Publié le 18 juillet 2023 Mis à jour le 25 juillet 2023

Les sédiments prélevés sous un ancien carottage de glace révèlent qu’au moins 20% du Groenland était verdoyant il y a 416 000 ans, ce qui correspond à un passé récent à l’échelle géologique. Cette étude, publiée dans la revue Science, a été réalisée par une équipe internationale de scientifiques, dont le Laboratoire de glaciologie de l’Université libre de Bruxelles. Elle contribue à mieux comprendre l’impact de la fonte de la calotte glaciaire du Groenland et à renforcer les projections futures de hausse du niveau marin.

Une nouvelle étude publiée dans la revue Science montre qu'au moins 20 % du Groenland était déglacé dans le passé géologique récent (il y a environ 416 000 ans). Le périmètre de l’île était alors couvert par un paysage mixte de glaces, de toundra, d'arbres et parcouru par des mammouths laineux.
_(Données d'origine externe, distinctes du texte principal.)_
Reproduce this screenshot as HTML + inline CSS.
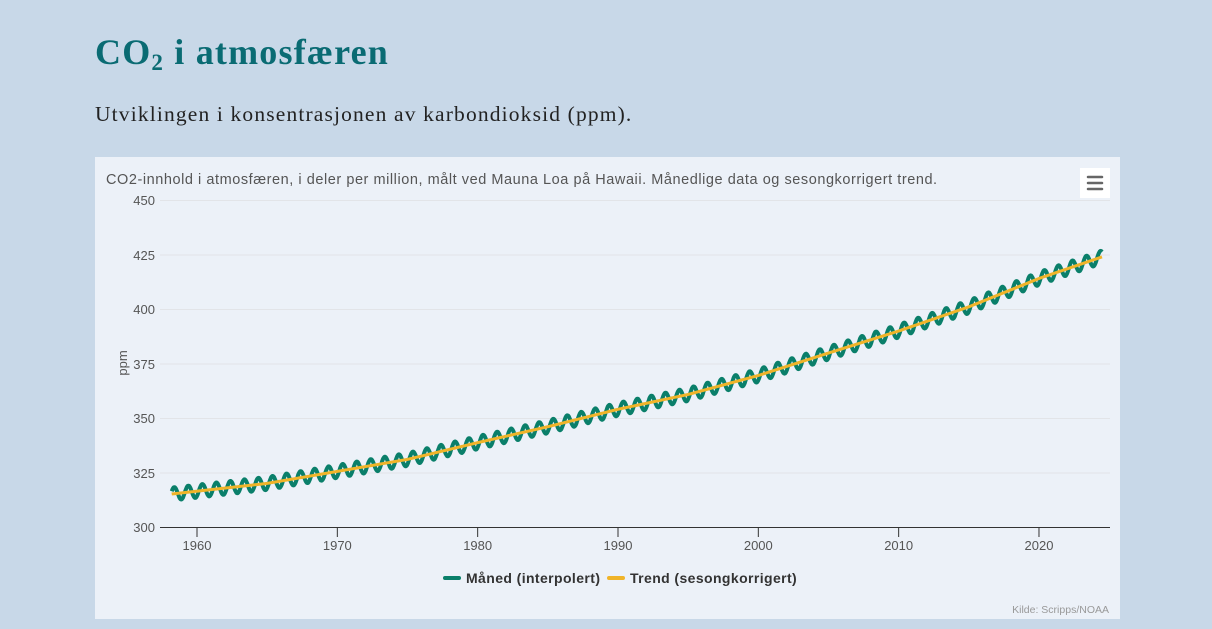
<!DOCTYPE html>
<html><head><meta charset="utf-8"><style>
body{margin:0;width:1212px;height:629px;background:#c8d8e8;overflow:hidden;font-family:"Liberation Sans",sans-serif;}
h1{position:absolute;left:95px;top:31px;margin:0;font-family:"Liberation Serif",serif;font-weight:bold;font-size:36px;letter-spacing:1.2px;color:#0a6b73;}
h1 sub{font-size:23px;vertical-align:-6px;}
.sub{position:absolute;left:95px;top:102px;font-family:"Liberation Serif",serif;font-size:21.5px;letter-spacing:1.15px;color:#222;}
.panel{position:absolute;left:95px;top:157px;width:1025px;height:462px;background:#ecf1f8;}
svg{position:absolute;left:0;top:0;}
</style></head><body>
<h1>CO<sub>2</sub> i atmosfæren</h1>
<div class="sub">Utviklingen i konsentrasjonen av karbondioksid (ppm).</div>
<div class="panel"></div>
<svg width="1212" height="629" id="s" font-family="Liberation Sans, sans-serif">
<text x="106" y="184" font-size="14.5" letter-spacing="0.55" fill="#555">CO2-innhold i atmosfæren, i deler per million, målt ved Mauna Loa på Hawaii. Månedlige data og sesongkorrigert trend.</text>
<rect x="1080" y="168" width="30" height="30" fill="#fff"/>
<g stroke="#666" stroke-width="2.5" stroke-linecap="round"><line x1="1088" y1="177" x2="1102" y2="177"/><line x1="1088" y1="183" x2="1102" y2="183"/><line x1="1088" y1="189" x2="1102" y2="189"/></g>
<g stroke="#e2e4e8" stroke-width="1">
<line x1="160" y1="200.5" x2="1110" y2="200.5"/><line x1="160" y1="255" x2="1110" y2="255"/><line x1="160" y1="309.5" x2="1110" y2="309.5"/><line x1="160" y1="364" x2="1110" y2="364"/><line x1="160" y1="418.5" x2="1110" y2="418.5"/><line x1="160" y1="473" x2="1110" y2="473"/></g>
<line x1="160" y1="527.5" x2="1110" y2="527.5" stroke="#333" stroke-width="1"/>
<g font-size="13" fill="#555" text-anchor="end">
<text x="155" y="205">450</text><text x="155" y="260">425</text><text x="155" y="314">400</text><text x="155" y="369">375</text><text x="155" y="423">350</text><text x="155" y="478">325</text><text x="155" y="532">300</text></g>
<text transform="translate(127,363) rotate(-90)" font-size="13" fill="#555" text-anchor="middle">ppm</text>
<g id="xt" font-size="13" fill="#555" text-anchor="middle"></g>
<path id="m" fill="none" stroke="#0a7f6a" stroke-width="4" stroke-linejoin="round"/>
<path id="t" fill="none" stroke="#f0b429" stroke-width="3" stroke-linejoin="round"/>
<line x1="445" y1="578" x2="459" y2="578" stroke="#0a7f6a" stroke-width="4" stroke-linecap="round"/>
<text x="466" y="583" font-size="14" font-weight="bold" letter-spacing="0.4" fill="#333">Måned (interpolert)</text>
<line x1="609" y1="578" x2="623" y2="578" stroke="#f0b429" stroke-width="4" stroke-linecap="round"/>
<text x="630" y="583" font-size="14" font-weight="bold" letter-spacing="0.4" fill="#333">Trend (sesongkorrigert)</text>
<text x="1109" y="613" font-size="10.5" fill="#999" text-anchor="end">Kilde: Scripps/NOAA</text>
</svg>
<script>
var X=function(y){return 197+(y-1960)*14.033;},Y=function(v){return 527-(v-300)*2.18;};
var A=[[1958,315],[1965,320],[1970,325.5],[1975,331],[1980,338.7],[1985,346],[1990,354],[1995,360.8],[2000,369.5],[2005,379.8],[2010,389.9],[2015,401],[2020,414],[2025,425]];
function tr(y){for(var i=0;i<A.length-1;i++){if(y<=A[i+1][0]){var f=(y-A[i][0])/(A[i+1][0]-A[i][0]);return A[i][1]+f*(A[i+1][1]-A[i][1]);}}return 425;}
var m="",t="";for(var y=1958.2;y<=2024.5;y+=1/24){var v=tr(y);var s=3*Math.sin(2*Math.PI*(y-0.13));
m+=(m?"L":"M")+X(y).toFixed(1)+","+Y(v+s).toFixed(1);t+=(t?"L":"M")+X(y).toFixed(1)+","+Y(v).toFixed(1);}
document.getElementById("m").setAttribute("d",m);document.getElementById("t").setAttribute("d",t);
var g=document.getElementById("xt"),h="";for(var yr=1960;yr<=2020;yr+=10){var x=X(yr);h+='<line x1="'+x+'" y1="527" x2="'+x+'" y2="537" stroke="#333"/><text x="'+x+'" y="550">'+yr+'</text>';}
g.innerHTML=h;
</script>
</body></html>
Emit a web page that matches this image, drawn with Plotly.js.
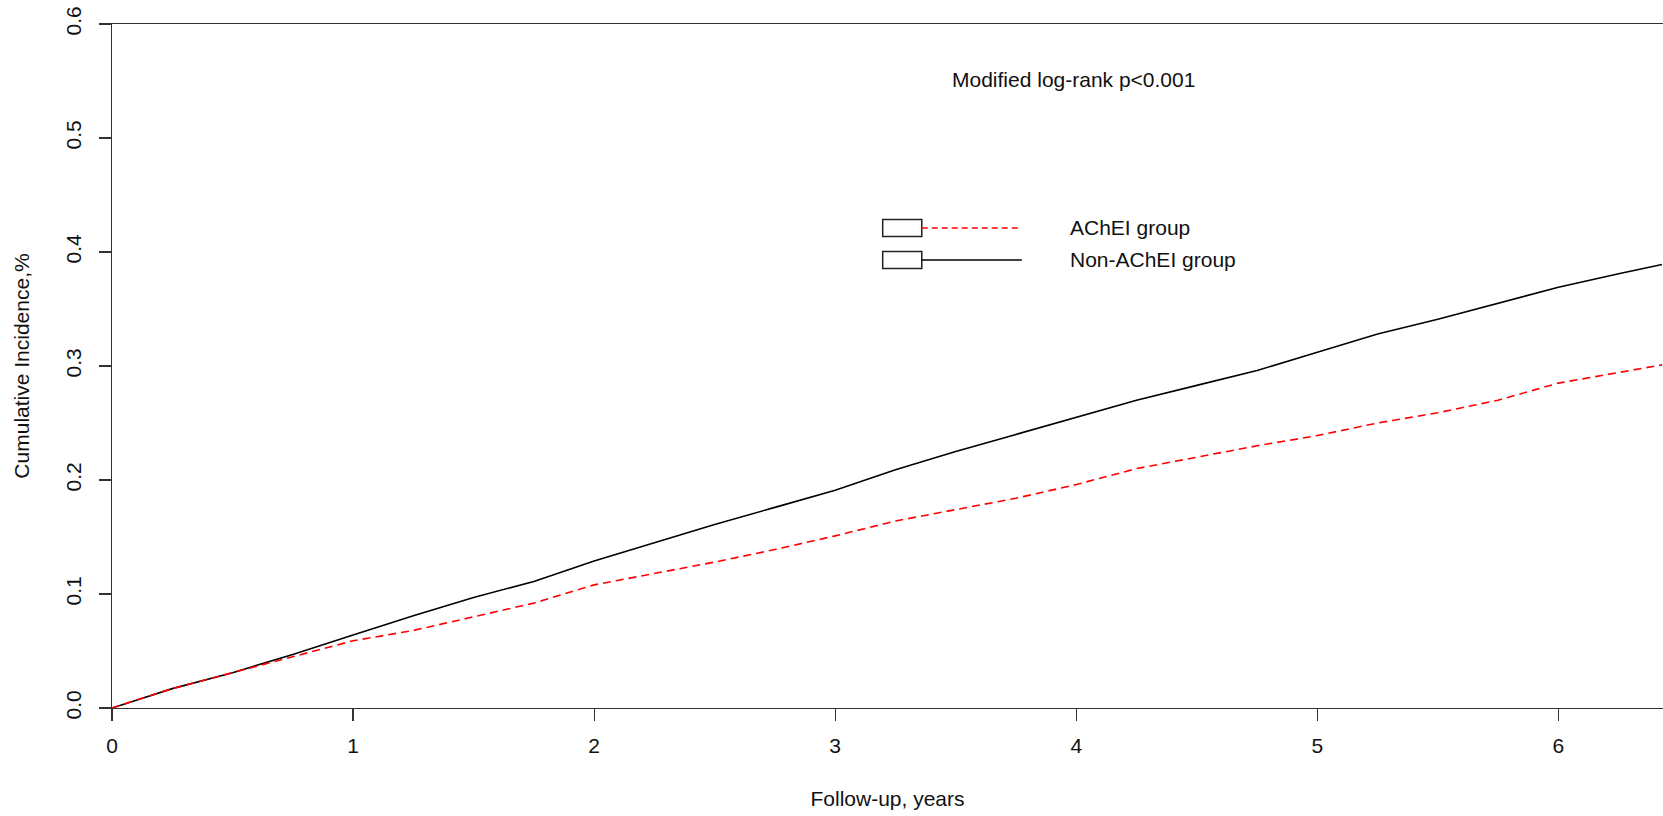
<!DOCTYPE html>
<html>
<head>
<meta charset="utf-8">
<script src="https://cdn.plot.ly/plotly-3.0.1.min.js"></script>
<style>
html,body{margin:0;padding:0;background:#fff;}
#chart{width:1663px;height:816px;}
</style>
</head>
<body>
<div id="chart"></div>
<script>
// Follow-up time (years)
var years = [0, 0.25, 0.5, 0.75, 1.0, 1.25, 1.5, 1.75, 2.0, 2.25, 2.5, 2.75, 3.0, 3.25, 3.5, 3.75, 4.0, 4.25, 4.5, 4.75, 5.0, 5.25, 5.5, 5.75, 6.0, 6.25, 6.43];
// Cumulative incidence, Non-AChEI group (solid black)
var nonAchei = [0, 0.017, 0.031, 0.047, 0.064, 0.081, 0.097, 0.111, 0.129, 0.145, 0.161, 0.176, 0.191, 0.209, 0.225, 0.240, 0.255, 0.270, 0.283, 0.296, 0.312, 0.328, 0.341, 0.355, 0.369, 0.381, 0.389];
// Cumulative incidence, AChEI group (dashed red)
var achei = [0, 0.017, 0.031, 0.045, 0.059, 0.068, 0.080, 0.092, 0.108, 0.118, 0.128, 0.139, 0.151, 0.164, 0.174, 0.184, 0.196, 0.210, 0.220, 0.230, 0.239, 0.250, 0.259, 0.270, 0.285, 0.294, 0.301];

var xTicks = [0, 1, 2, 3, 4, 5, 6];
var xTickLabels = ["0", "1", "2", "3", "4", "5", "6"];
var yTicks = [0, 0.1, 0.2, 0.3, 0.4, 0.5, 0.6];
var yTickLabels = ["0.0", "0.1", "0.2", "0.3", "0.4", "0.5", "0.6"];

var seriesNames = ["AChEI group", "Non-AChEI group"];
var annotationText = "Modified log-rank p<0.001";

var FONT = "Liberation Sans, Arial, sans-serif";
var FS = 21;

var traces = [
  {x: years, y: nonAchei, name: seriesNames[1], type: "scatter", mode: "lines",
   line: {color: "#000000", width: 1.6}, showlegend: false, hoverinfo: "skip"},
  {x: years, y: achei, name: seriesNames[0], type: "scatter", mode: "lines",
   line: {color: "#ff0000", width: 1.6, dash: "8px,5px"}, showlegend: false, hoverinfo: "skip"}
];

// legend geometry (paper coords)
var lg = {boxX0: 0.4969, boxX1: 0.5221, lineX1: 0.5866, textX: 0.6162,
          rows: [{y: 0.7018, h: 0.0124}, {y: 0.655, h: 0.0124}]};

var shapes = [];
var annotations = [];
var lineStyles = [
  {color: "#ff0000", width: 1.4, dash: "6px,4px"},
  {color: "#000000", width: 1.4}
];
for (var i = 0; i < 2; i++) {
  var r = lg.rows[i];
  shapes.push({type: "rect", xref: "paper", yref: "paper",
    x0: lg.boxX0, x1: lg.boxX1, y0: r.y - r.h, y1: r.y + r.h,
    line: {color: "#222", width: 1.5}, fillcolor: "rgba(0,0,0,0)"});
  shapes.push({type: "line", xref: "paper", yref: "paper",
    x0: lg.boxX1, x1: lg.lineX1, y0: r.y, y1: r.y, line: lineStyles[i]});
  annotations.push({xref: "paper", yref: "paper", x: lg.textX, y: r.y,
    xanchor: "left", yanchor: "middle", showarrow: false, text: seriesNames[i],
    font: {family: FONT, size: FS, color: "#111"}});
}
annotations.push({xref: "paper", yref: "paper", x: 0.6201, y: 0.9189,
  xanchor: "center", yanchor: "middle", showarrow: false, text: annotationText,
  font: {family: FONT, size: FS, color: "#111"}});

var layout = {
  width: 1663, height: 816,
  margin: {l: 112, r: 0, t: 24, b: 108},
  paper_bgcolor: "#ffffff", plot_bgcolor: "#ffffff",
  font: {family: FONT, size: FS, color: "#111"},
  xaxis: {
    range: [0, 6.434], tickvals: xTicks, ticktext: xTickLabels,
    showgrid: false, zeroline: false, showline: true, linecolor: "#333", linewidth: 1.3,
    mirror: true, ticks: "outside", ticklen: 12, tickwidth: 1.2, tickcolor: "#333",
    ticklabelstandoff: 6,
    tickfont: {family: FONT, size: FS, color: "#111"},
    title: {text: "Follow-up, years", font: {family: FONT, size: FS, color: "#111"}, standoff: 35}
  },
  yaxis: {
    range: [0, 0.6], tickvals: yTicks, ticktext: yTickLabels, tickangle: -90,
    showgrid: false, zeroline: false, showline: true, linecolor: "#333", linewidth: 1.3,
    ticks: "outside", ticklen: 12, tickwidth: 1.2, tickcolor: "#333",
    ticklabelstandoff: 9,
    tickfont: {family: FONT, size: FS, color: "#111"},
    title: {text: "Cumulative Incidence,%", font: {family: FONT, size: FS, color: "#111"}, standoff: 27}
  },
  shapes: shapes,
  annotations: annotations
};

Plotly.newPlot("chart", traces, layout, {displayModeBar: false, staticPlot: true});
</script>
</body>
</html>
Les résultats de cette étude récente permettent de mieux comprendre la stabilité de la calotte glaciaire du Groenland au cours des deux derniers millions et demi d'années, dans des conditions climatiques pas très différentes des conditions actuelles : un réchauffement modéré (avec des températures mondiales moyennes de 1 à 1,5 °C au-dessus des valeurs pré-industrielles) pendant 30 000 ans, de 420 000 à 390 000 ans . Ces conditions ont entraîné la fonte d'au moins 20 % du volume total de la calotte glaciaire du Groenland.

Ces recherches inédites ont été menées par un groupe de scientifiques international composé de chercheurs dont les expertises sont complémentaires (glaciologues, sédimentologues, géochronologues, géochimistes). Jean-Louis Tison, chercheur au Laboratoire de glaciologie, Faculté des Sciences, Université libre de Bruxelles a travaillé dans l’équipe de première ligne qui a manipulé, décrit, et fait les premières analyses sur ces archives sous glaciaires exceptionnelles.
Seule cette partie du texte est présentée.